Hardship and Ramadan
Fasting, the period of abstinence from all mundane affairs, ranging from drinking, eating or sex which constitutes the holy month of Ramadan behooves on all true Muslims to observe the period which lasts for either 29 or 30 days. (Photo: Kono Mosque)
It’s a special occasion when Muslims the world over repent their misdeeds and seek from Allah His mercy, forgiveness and redemption. It is a moment of fervent prayers, almsgiving or exchange of gifts.
This year’s Holy month is no exception. Perhaps one remarkable difference compared to previous years is that it falls in the middle of a heavy downpour; but more important is the excruciating hardship exacerbated by the high cost of living all which have combined to make this year’s Ramadan a special one.
For adherents to the faith, the outburst of rain in the heat of fasting signifies an abundance of blessing. The heavy rains, they say, softens the spiritual pain, hunger and boredom associated with fasting. In other words, the heavy rains symbolize great blessing for the fasters. The good Lord is on their side, they will say.
On the other hand, the high cost of living at this particular period of fasting is a disincentive for many individual worshipers or families to abstain from this year’s devotion, which is not of their choice but due to the prevailing adverse economic condition confronting most people in this country.
In particular, before the start of fasting, a bag of rice of 50kg cost on average Le150, 000. Barely forty-eight hours after the commencement of the Ramadan a bag of rice of the same quantity shot up to nothing less than Le180, 000. A cup of locally produced rice is currently sold at Le1, 600 while that of the imported rice ranges from Le1, 000 – 1, 200 per cup. Sugar, milk, flour and all other essential commodities generally consumed during fasting skyrocketed the moment Muslims started fasting. This is in total defiance of President Koroma’s recent pronouncement regarding the reversal of prices of all basic commodities across the country.
As stated earlier, the economic hardship facing ordinary Sierra Leoneans impacted very severely on Muslims all over the country.
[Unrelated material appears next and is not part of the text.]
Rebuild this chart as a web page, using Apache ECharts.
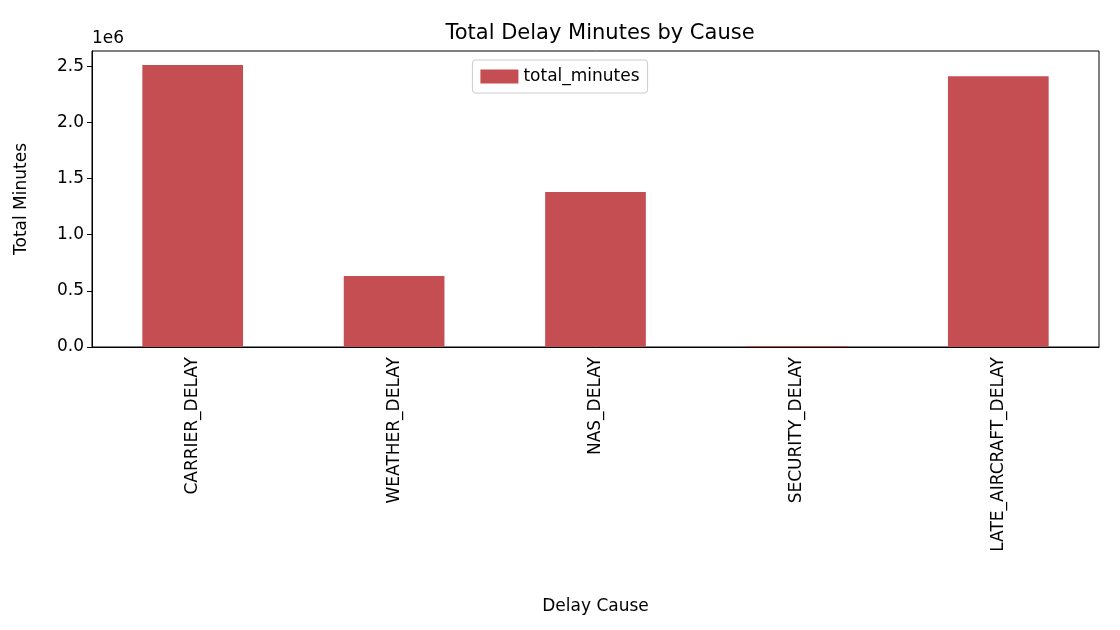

Some families had to terminate the fasting in the face of the current economic hardship.
In most mosques across Freetown, the number of fasters has reduced considerably, barely two weeks into the Ramadan. One executive officer in one of the Mosques in the east-end of the city said when fasting commenced earlier in August the number of worshippers was overwhelming, adding that they had to make do with available spaces in nearby verandas of private homes.
“Presently, as I speak to you the Mosque is now half empty,” the mosque executive lamented. He said when the Ramadan started they used to collect between Le 30,000 – 40,000 as collection from the congregation after every Ishai prayer. “Now we barely collect between Le 5,000 – 7,000 per night. The people are not coming for prayers any more, but we don’t blame them. Things are extremely difficult,” he cried.
Indeed, things are really difficult for the fasters. It takes a very strong faith for many to continue. However, with the rains pounding heavily those fasters who have braced up to continue fasting in the face of economic difficulty are taking solace in the heavy down pour of the August rain which spiritually quench the heat of the Ramadan as they go through this blessed moment. With the rains I don’t really feel the pain of hunger. Its like any normal day, one adherent was heard saying.
Truly, the month of August is a blessing for those observing the fast. It defies hunger, it defies hardship. It is the true gift of Allah!